Before we get to the winning author, lets give a big round of applause to those that received a most honorable mention.

MikeWJ at Too Many Mornings said...

Later that night, the Cavendish dogs, realizing at long last that drastic action would be required to save the remaining vestiges of their pride, savagely attacked and killed their owners.

nonamedufus said...

Timmy awoke from his freakish nightmare swearing never to feed Lassie junk food again.

moooooog35 said...

Shortly thereafter, and without warning, her dogs ganged up and ate Edna alive.


This week's winner and recipient of The Golden Phallus plus 500 EntreCard credits goes to Bill S. Congratulations Bill, very clever!!!


"The Collie family knows how-l to celebrate Halloween."


Whoa, there!
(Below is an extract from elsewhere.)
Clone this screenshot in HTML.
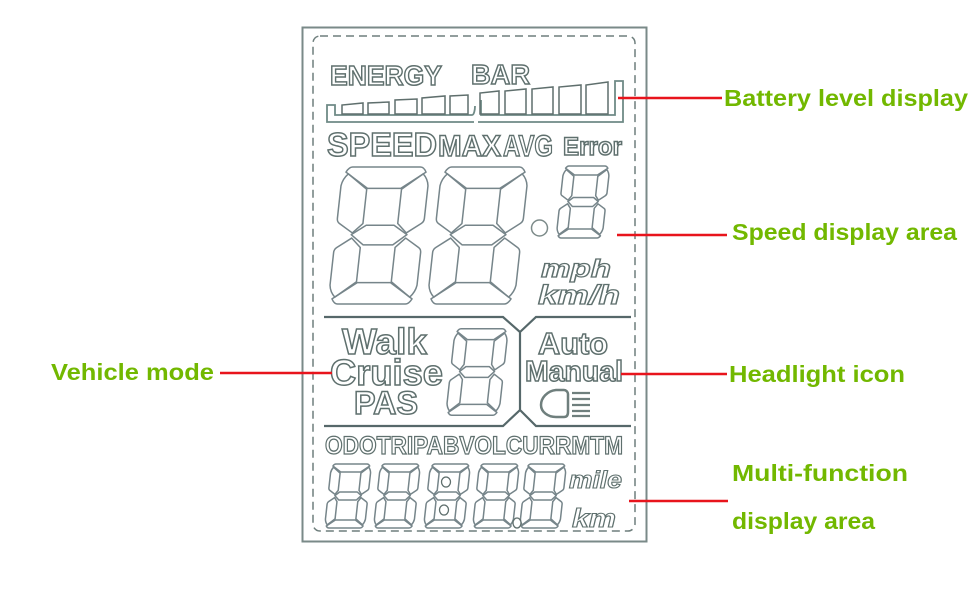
<!DOCTYPE html>
<html><head><meta charset="utf-8"><style>
html,body{margin:0;padding:0;background:#fff;width:970px;height:600px;overflow:hidden}
svg{display:block}
text{font-family:"Liberation Sans",sans-serif}
.o{fill:#fff;stroke:#5f706e;stroke-width:1.5;font-weight:bold}
.l{fill:#72b800;font-weight:bold;font-size:23px}
.r{stroke:#e8141c;stroke-width:2.4;fill:none}
.s{fill:none;stroke:#76858a;stroke-linejoin:round;vector-effect:non-scaling-stroke}
</style></head><body>
<svg width="970" height="600" viewBox="0 0 970 600" xmlns="http://www.w3.org/2000/svg">
<defs>
<g id="d">
<path class="s" d="M-39-80H39Q43-80 46-74L19-55H-19L-46-74Q-43-80-39-80Z"/>
<path class="s" d="M-43-72-20-54V-14L-31-3-47-14Q-50-16-50-20V-58Q-49-66-43-72Z"/>
<path class="s" d="M43-72 20-54V-14L31-3 47-14Q50-16 50-20V-58Q49-66 43-72Z"/>
<path class="s" d="M-16-12H16L32-1 17 11H-17L-32-1Z"/>
<path class="s" d="M-43 72-20 54V14L-31 3-47 14Q-50 16-50 20V58Q-49 66-43 72Z"/>
<path class="s" d="M43 72 20 54V14L31 3 47 14Q50 16 50 20V58Q49 66 43 72Z"/>
<path class="s" d="M-39 80H39Q43 80 46 74L19 55H-19L-46 74Q-43 80-39 80Z"/>
</g>
<g id="e">
<path class="s" d="M-39-80H39Q43-80 46-75L25-60H-25L-46-75Q-43-80-39-80Z"/>
<path class="s" d="M-44-72-26-57V-14L-33-4-47-14Q-50-16-50-20V-58Q-49-66-44-72Z"/>
<path class="s" d="M44-72 26-57V-14L33-4 47-14Q50-16 50-20V-58Q49-66 44-72Z"/>
<path class="s" d="M-22-10H22L33-1 22 10H-22L-33-1Z"/>
<path class="s" d="M-44 72-26 57V14L-33 4-47 14Q-50 16-50 20V58Q-49 66-44 72Z"/>
<path class="s" d="M44 72 26 57V14L33 4 47 14Q50 16 50 20V58Q49 66 44 72Z"/>
<path class="s" d="M-39 80H39Q43 80 46 75L25 60H-25L-46 75Q-43 80-39 80Z"/>
</g>
</defs>
<rect width="970" height="600" fill="#fff"/>
<rect x="302.500" y="27.500" width="344" height="514" fill="none" stroke="#7a8a88" stroke-width="2"/>
<rect x="313" y="36" width="322" height="495" rx="7" fill="none" stroke="#6f7f7d" stroke-width="1.5" stroke-dasharray="8 5"/>

<text class="o" x="330" y="85" font-size="28" textLength="112" lengthAdjust="spacingAndGlyphs">ENERGY</text>
<text class="o" x="471" y="84" font-size="28" textLength="59" lengthAdjust="spacingAndGlyphs">BAR</text>

<path d="M474 122H327V105H335V115H472C474 115 475 110 475 106M478 122H623V81H615V115H481V100" fill="none" stroke="#6f8a86" stroke-width="1.800"/>
<g fill="none" stroke="#5f6f6d" stroke-width="1.500">
<path d="M342 114V105L363 103V114Z"/>
<path d="M368 114V103L389 102V114Z"/>
<path d="M395 114V100L417 99V114Z"/>
<path d="M422 114V98L445 96V114Z"/>
<path d="M450 114V96L468 95V114Z"/>
<path d="M480 114V93L499 91V114Z"/>
<path d="M505 114V91L526 89V114Z"/>
<path d="M532 114V89L553 87V114Z"/>
<path d="M559 114V87L581 85V114Z"/>
<path d="M586 114V85L608 82V114Z"/>
</g>

<text class="o" x="327" y="156" font-size="33" textLength="110" lengthAdjust="spacingAndGlyphs">SPEED</text>
<text class="o" x="438" y="156" font-size="30" textLength="63" lengthAdjust="spacingAndGlyphs">MAX</text>
<text class="o" x="503" y="156" font-size="30" textLength="50" lengthAdjust="spacingAndGlyphs">AVG</text>
<text class="o" x="563" y="155" font-size="25" textLength="59" lengthAdjust="spacingAndGlyphs">Error</text>

<g stroke-width="1.5">
<use href="#d" transform="translate(379 235.500) skewX(-6.300) scale(.87 .856)"/>
<use href="#d" transform="translate(478 235.500) skewX(-6.300) scale(.87 .856)"/>
<use href="#e" transform="translate(583 202) skewX(-6.300) scale(.46 .45)"/>
<use href="#e" transform="translate(477 372) skewX(-6.300) scale(.53 .54)"/>
<use href="#e" transform="translate(348 496) skewX(-6.300) scale(.4 .4)"/>
<use href="#e" transform="translate(397 496) skewX(-6.300) scale(.4 .4)"/>
<use href="#e" transform="translate(447 496) skewX(-6.300) scale(.4 .4)"/>
<use href="#e" transform="translate(496 496) skewX(-6.300) scale(.4 .4)"/>
<use href="#e" transform="translate(543 496) skewX(-6.300) scale(.4 .4)"/>
</g>
<circle cx="539.500" cy="228" r="8" fill="#fff" stroke="#7d8b8a" stroke-width="1.5"/>
<ellipse cx="446" cy="482" rx="4.500" ry="5" fill="#fff" stroke="#5f6f6d" stroke-width="1.3"/>
<ellipse cx="444" cy="510" rx="4.500" ry="5" fill="#fff" stroke="#5f6f6d" stroke-width="1.3"/>
<ellipse cx="517" cy="523" rx="4" ry="5" fill="#fff" stroke="#5f6f6d" stroke-width="1.3"/>

<text class="o" x="541" y="277" font-size="25" font-style="italic" textLength="70" lengthAdjust="spacingAndGlyphs" style="stroke-width:1.2">mph</text>
<text class="o" x="538" y="304" font-size="27" font-style="italic" textLength="82" lengthAdjust="spacingAndGlyphs" style="stroke-width:1.2">km/h</text>

<path d="M324 317H503L520 332V410L503 426H324M631 317H536L520 332M520 410 536 426H631" fill="none" stroke="#56686a" stroke-width="2.200"/>

<text class="o" x="342" y="354" font-size="36" textLength="85" lengthAdjust="spacingAndGlyphs">Walk</text>
<text class="o" x="330" y="385" font-size="36" textLength="113" lengthAdjust="spacingAndGlyphs">Cruise</text>
<text class="o" x="354" y="414" font-size="32" textLength="64" lengthAdjust="spacingAndGlyphs">PAS</text>
<text class="o" x="538" y="354" font-size="31" textLength="70" lengthAdjust="spacingAndGlyphs">Auto</text>
<text class="o" x="525" y="381" font-size="29" textLength="98" lengthAdjust="spacingAndGlyphs">Manual</text>

<path d="M564 390H556C547 391 541 398 541 405C541 412 548 417 556 417H564C567 417 568 415 568 412V394C568 392 566 390 564 390Z" fill="none" stroke="#6f7f7d" stroke-width="2.500"/>
<path d="M572 393H590M572 399H590M572 405H590M572 411H590M572 416H590" stroke="#6f7f7d" stroke-width="2.200"/>

<text class="o" x="325" y="454" font-size="25" textLength="298" lengthAdjust="spacingAndGlyphs" style="stroke-width:1.3">ODOTRIPABVOLCURRMTM</text>

<text class="o" x="569" y="488" font-size="24" font-style="italic" textLength="53" lengthAdjust="spacingAndGlyphs" style="stroke-width:1.100">mile</text>
<text class="o" x="572" y="527" font-size="26" font-style="italic" textLength="44" lengthAdjust="spacingAndGlyphs" style="stroke-width:1.100">km</text>

<path class="r" d="M618 98H722M617 235H727M220 373H332M621 374H727M629 501H728"/>

<text class="l" x="724" y="106" textLength="244" lengthAdjust="spacingAndGlyphs">Battery level display</text>
<text class="l" x="732" y="240" textLength="225" lengthAdjust="spacingAndGlyphs">Speed display area</text>
<text class="l" x="51" y="380" textLength="163" lengthAdjust="spacingAndGlyphs">Vehicle mode</text>
<text class="l" x="729" y="382" textLength="176" lengthAdjust="spacingAndGlyphs">Headlight icon</text>
<text class="l" x="732" y="481" textLength="176" lengthAdjust="spacingAndGlyphs">Multi-function</text>
<text class="l" x="732" y="529" textLength="143" lengthAdjust="spacingAndGlyphs">display area</text>
</svg>
</body></html>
We're not done yet.

Late yesterday I received an award from The Peach Tart. By her own admission, she's one reluctant white trash southern belle. Originally from the south myself, I really relate to her hilarious writings. Please click over, give her a read and do follow - you'll be glad you did. Thank you, Peach!


However, there are conditions for being a recipient of this lovely award.....

1. Answer the questions below using only one word
2. Thank the blogger who gave it to you
3. Pass it on to 6 of your favorite bloggers.

So, now the questions:

1. Where is your cell phone? lost
2. Your hair? mess
3. Your mother? beautiful
4. Your father? handsome
5. Your favorite food? bacon
6. Your dream last night? hallucination
7. Your favorite drink? Kool-Aid
8. Your dream/goal? recluse
9. What room are you in? bed
10. Your hobby? TV
11. Your fear? snakes!
12. Where do you want to be in 6 years? hiding
13. Where were you last night? home
14. Something you aren't? psycho
15. Muffins? apple
16. Wish list item? crayons
17. Where did you grow up? Arkansas
18. Last thing you did? post
19. What are you wearing? pj's
20. Your TV? on
21. Your pets? dog
22. Your friends? many
23. Your life? simple
24. Your mood? hopeful
25. Missing someone? family
26. Vehicle? BMW
27. Something you're not wearing? bra
28. Your favorite store? .99
29. Your favorite color? purple
30. When was the last time you laughed? earlier
31. Last time you cried? rarely
32. Your best friend? B.D.
33. One place that I go over and over? mountains
34. One person who emails me regularly? Joel
35. Favorite place to eat? Tex-Az

Now, I must pass this award along to six of my favorite bloggers. What? Only six? Okay, I've narrowed the list.....the following bloggers are definitely over the top!

Cat Lady Larew
Quirky Loon
Redhead Ranting
PJ's Prose
Retro Kimmer

The Soccer Mom Files

Congratulations, ladies!!! Everyone, be sure to visit these fine bloggers.

.....and we'll keep on fighting to the end!